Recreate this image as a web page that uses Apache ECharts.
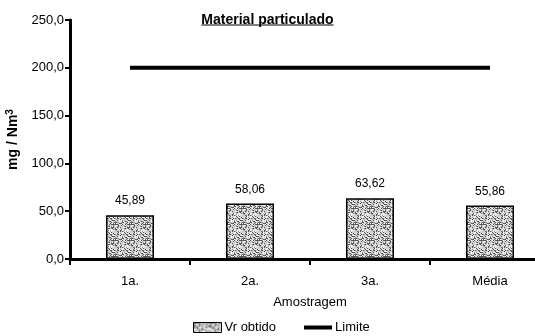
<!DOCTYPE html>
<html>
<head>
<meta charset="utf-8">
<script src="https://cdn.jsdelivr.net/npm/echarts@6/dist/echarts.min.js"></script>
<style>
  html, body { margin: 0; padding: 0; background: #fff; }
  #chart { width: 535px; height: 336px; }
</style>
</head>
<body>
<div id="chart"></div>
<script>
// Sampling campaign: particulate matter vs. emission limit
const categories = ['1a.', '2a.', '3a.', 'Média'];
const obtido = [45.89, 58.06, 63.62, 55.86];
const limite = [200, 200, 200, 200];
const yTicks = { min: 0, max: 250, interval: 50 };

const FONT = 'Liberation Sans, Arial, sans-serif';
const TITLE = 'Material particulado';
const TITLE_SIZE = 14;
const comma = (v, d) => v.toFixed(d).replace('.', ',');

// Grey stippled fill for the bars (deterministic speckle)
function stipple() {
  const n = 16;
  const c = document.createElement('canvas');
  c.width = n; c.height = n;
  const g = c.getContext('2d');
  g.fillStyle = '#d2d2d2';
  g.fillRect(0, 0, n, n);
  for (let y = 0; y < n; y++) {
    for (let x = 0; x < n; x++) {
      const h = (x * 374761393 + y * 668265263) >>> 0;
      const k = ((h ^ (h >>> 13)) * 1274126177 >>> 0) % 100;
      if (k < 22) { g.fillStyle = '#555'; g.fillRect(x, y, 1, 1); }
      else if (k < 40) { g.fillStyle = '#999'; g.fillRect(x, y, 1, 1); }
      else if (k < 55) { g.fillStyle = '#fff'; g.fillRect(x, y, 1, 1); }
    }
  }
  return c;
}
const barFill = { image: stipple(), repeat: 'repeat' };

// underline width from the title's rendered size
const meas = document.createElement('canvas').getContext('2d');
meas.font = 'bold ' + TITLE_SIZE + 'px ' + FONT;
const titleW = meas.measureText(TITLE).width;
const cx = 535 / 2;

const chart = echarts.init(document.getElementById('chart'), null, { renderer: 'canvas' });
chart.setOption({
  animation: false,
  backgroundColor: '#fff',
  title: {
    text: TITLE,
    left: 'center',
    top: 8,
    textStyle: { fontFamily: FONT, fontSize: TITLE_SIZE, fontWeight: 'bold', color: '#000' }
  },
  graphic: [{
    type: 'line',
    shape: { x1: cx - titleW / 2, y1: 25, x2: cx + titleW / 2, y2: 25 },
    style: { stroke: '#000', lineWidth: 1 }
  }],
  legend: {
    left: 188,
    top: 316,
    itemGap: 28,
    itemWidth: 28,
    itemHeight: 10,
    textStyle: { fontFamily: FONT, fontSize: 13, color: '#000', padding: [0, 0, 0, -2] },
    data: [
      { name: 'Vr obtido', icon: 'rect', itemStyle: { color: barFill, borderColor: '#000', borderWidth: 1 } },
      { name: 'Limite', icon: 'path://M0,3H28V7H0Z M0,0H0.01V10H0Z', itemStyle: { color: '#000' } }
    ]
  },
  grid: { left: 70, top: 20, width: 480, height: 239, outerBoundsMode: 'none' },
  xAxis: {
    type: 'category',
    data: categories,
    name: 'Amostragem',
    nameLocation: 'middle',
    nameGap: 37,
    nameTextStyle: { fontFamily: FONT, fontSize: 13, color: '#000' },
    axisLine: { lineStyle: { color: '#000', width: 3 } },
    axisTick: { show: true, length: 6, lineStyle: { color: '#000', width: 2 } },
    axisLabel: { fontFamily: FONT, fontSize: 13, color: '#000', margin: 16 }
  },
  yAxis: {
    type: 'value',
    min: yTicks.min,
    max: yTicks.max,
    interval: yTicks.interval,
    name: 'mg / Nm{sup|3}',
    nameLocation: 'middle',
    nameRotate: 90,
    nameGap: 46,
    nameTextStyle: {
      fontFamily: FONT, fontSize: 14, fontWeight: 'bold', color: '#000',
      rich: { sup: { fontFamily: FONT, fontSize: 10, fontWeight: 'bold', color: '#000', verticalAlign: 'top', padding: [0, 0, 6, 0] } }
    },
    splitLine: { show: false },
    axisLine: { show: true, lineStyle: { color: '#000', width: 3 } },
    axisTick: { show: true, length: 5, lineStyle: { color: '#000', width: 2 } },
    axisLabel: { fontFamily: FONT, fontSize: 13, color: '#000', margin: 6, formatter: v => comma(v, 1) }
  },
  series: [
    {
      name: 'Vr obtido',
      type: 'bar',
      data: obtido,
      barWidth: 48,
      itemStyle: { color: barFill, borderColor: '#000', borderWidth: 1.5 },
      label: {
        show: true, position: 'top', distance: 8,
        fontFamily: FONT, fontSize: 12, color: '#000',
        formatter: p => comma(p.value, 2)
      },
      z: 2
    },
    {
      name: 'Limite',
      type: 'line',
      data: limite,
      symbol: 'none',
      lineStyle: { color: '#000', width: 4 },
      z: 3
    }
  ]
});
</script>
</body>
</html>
******
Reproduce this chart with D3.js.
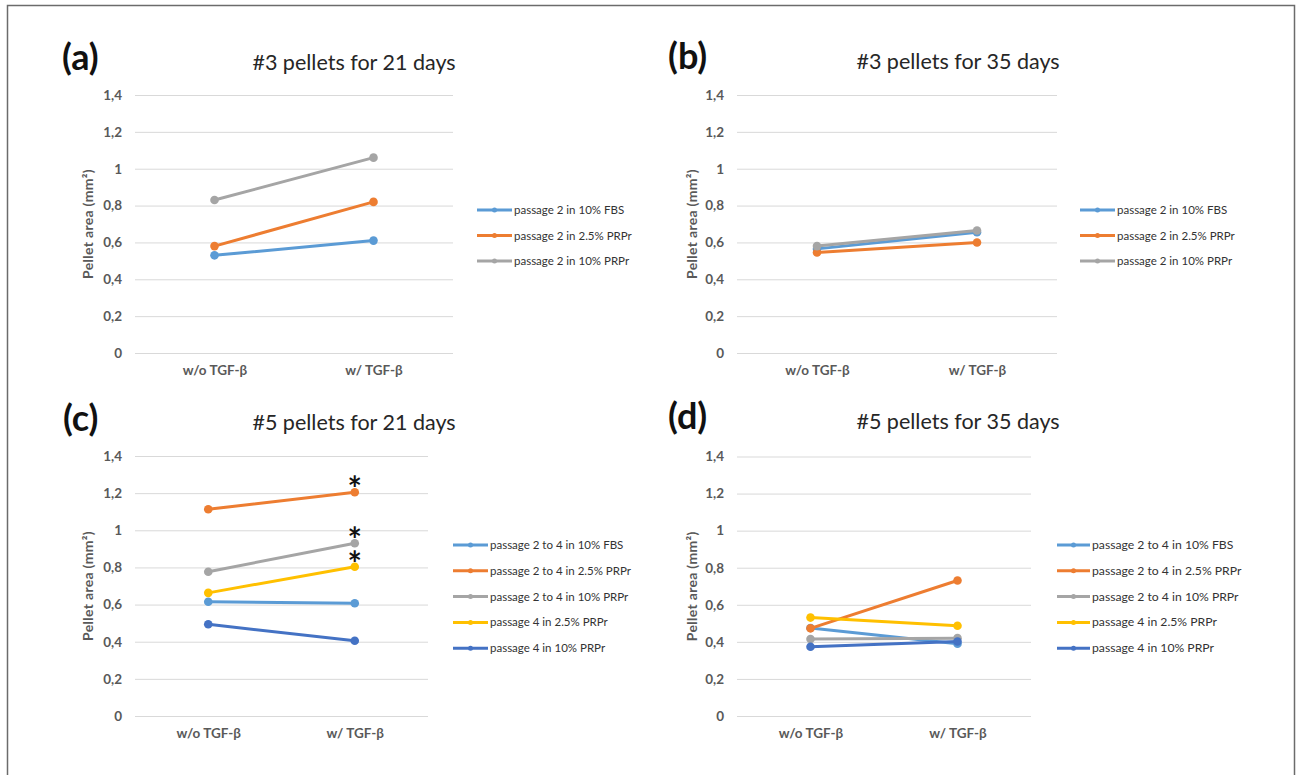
******
Prompt |
Your task is to quote, unchanged, only the lines from the line bearing "Recreate this image" through the line bearing "const cx = 535 / 2;"; the pictures are not part of the copy.

Worked answer |
Recreate this image as a web page that uses Apache ECharts.
<!DOCTYPE html>
<html>
<head>
<meta charset="utf-8">
<script src="https://cdn.jsdelivr.net/npm/echarts@6/dist/echarts.min.js"></script>
<style>
  html, body { margin: 0; padding: 0; background: #fff; }
  #chart { width: 535px; height: 336px; }
</style>
</head>
<body>
<div id="chart"></div>
<script>
// Sampling campaign: particulate matter vs. emission limit
const categories = ['1a.', '2a.', '3a.', 'Média'];
const obtido = [45.89, 58.06, 63.62, 55.86];
const limite = [200, 200, 200, 200];
const yTicks = { min: 0, max: 250, interval: 50 };

const FONT = 'Liberation Sans, Arial, sans-serif';
const TITLE = 'Material particulado';
const TITLE_SIZE = 14;
const comma = (v, d) => v.toFixed(d).replace('.', ',');

// Grey stippled fill for the bars (deterministic speckle)
function stipple() {
  const n = 16;
  const c = document.createElement('canvas');
  c.width = n; c.height = n;
  const g = c.getContext('2d');
  g.fillStyle = '#d2d2d2';
  g.fillRect(0, 0, n, n);
  for (let y = 0; y < n; y++) {
    for (let x = 0; x < n; x++) {
      const h = (x * 374761393 + y * 668265263) >>> 0;
      const k = ((h ^ (h >>> 13)) * 1274126177 >>> 0) % 100;
      if (k < 22) { g.fillStyle = '#555'; g.fillRect(x, y, 1, 1); }
      else if (k < 40) { g.fillStyle = '#999'; g.fillRect(x, y, 1, 1); }
      else if (k < 55) { g.fillStyle = '#fff'; g.fillRect(x, y, 1, 1); }
    }
  }
  return c;
}
const barFill = { image: stipple(), repeat: 'repeat' };

// underline width from the title's rendered size
const meas = document.createElement('canvas').getContext('2d');
meas.font = 'bold ' + TITLE_SIZE + 'px ' + FONT;
const titleW = meas.measureText(TITLE).width;
const cx = 535 / 2;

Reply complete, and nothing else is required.